Request:
Collect from the data below each line with "matplotlib".

Given information:
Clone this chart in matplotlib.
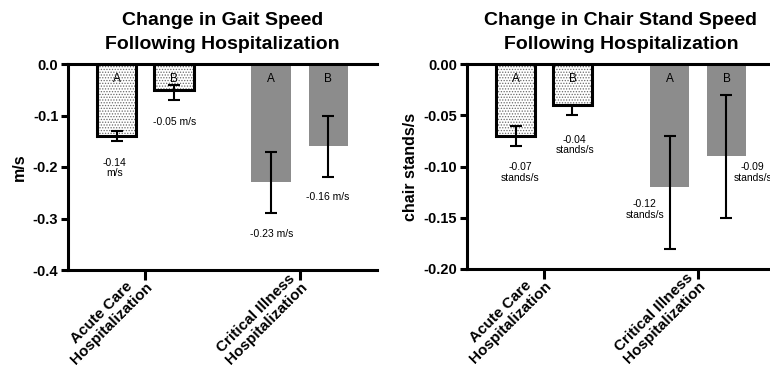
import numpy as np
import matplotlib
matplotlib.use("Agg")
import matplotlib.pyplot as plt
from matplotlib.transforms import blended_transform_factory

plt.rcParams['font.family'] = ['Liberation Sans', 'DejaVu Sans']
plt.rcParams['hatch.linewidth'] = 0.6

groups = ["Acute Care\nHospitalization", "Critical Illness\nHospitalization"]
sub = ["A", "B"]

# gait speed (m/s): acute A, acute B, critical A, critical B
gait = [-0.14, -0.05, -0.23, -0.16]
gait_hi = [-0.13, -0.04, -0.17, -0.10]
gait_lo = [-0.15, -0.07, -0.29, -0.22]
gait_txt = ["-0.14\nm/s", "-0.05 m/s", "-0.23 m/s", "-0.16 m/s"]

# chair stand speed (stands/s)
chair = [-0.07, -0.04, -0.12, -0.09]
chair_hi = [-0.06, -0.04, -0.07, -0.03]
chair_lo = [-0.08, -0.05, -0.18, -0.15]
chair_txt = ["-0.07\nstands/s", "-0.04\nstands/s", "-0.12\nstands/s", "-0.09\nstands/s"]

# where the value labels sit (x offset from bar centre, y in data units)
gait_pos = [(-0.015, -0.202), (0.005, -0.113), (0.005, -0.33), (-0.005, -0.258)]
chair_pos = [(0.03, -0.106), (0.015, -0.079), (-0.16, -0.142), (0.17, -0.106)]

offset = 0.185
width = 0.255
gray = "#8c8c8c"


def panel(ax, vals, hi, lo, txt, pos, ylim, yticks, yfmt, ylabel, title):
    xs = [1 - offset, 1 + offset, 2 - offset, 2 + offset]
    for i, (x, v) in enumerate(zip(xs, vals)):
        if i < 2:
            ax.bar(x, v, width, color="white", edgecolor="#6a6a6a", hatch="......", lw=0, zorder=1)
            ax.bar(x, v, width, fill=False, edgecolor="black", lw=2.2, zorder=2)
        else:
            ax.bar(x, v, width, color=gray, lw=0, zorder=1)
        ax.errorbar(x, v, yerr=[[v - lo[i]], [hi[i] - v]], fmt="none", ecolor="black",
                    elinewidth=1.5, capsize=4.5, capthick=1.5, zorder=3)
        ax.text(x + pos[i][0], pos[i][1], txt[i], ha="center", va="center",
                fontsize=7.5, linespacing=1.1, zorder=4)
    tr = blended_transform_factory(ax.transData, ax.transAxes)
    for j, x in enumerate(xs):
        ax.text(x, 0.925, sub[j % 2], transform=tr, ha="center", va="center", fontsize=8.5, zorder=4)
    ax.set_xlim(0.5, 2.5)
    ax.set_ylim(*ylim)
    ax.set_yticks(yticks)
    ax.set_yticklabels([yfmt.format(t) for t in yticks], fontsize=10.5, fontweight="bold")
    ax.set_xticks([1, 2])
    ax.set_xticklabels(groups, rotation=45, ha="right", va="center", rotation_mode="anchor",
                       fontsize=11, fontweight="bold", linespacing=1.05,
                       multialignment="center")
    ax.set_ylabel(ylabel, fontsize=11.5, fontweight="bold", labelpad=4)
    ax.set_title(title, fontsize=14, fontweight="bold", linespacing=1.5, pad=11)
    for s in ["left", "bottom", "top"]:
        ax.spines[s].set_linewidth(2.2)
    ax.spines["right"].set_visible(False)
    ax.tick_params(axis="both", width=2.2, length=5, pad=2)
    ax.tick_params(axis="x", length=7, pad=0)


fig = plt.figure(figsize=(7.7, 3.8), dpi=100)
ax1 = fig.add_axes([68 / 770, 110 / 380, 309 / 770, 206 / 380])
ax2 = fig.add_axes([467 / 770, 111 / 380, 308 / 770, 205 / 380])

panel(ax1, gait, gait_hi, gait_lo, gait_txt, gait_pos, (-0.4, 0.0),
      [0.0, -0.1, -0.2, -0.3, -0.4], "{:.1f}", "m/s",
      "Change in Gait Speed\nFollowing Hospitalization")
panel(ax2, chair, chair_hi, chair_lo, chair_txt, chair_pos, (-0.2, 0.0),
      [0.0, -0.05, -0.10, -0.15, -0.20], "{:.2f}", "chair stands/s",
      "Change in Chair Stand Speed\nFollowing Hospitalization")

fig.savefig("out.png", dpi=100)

Full solution:
Clone this chart in matplotlib.
import matplotlib
matplotlib.use("Agg")
import matplotlib.pyplot as plt
from matplotlib.transforms import blended_transform_factory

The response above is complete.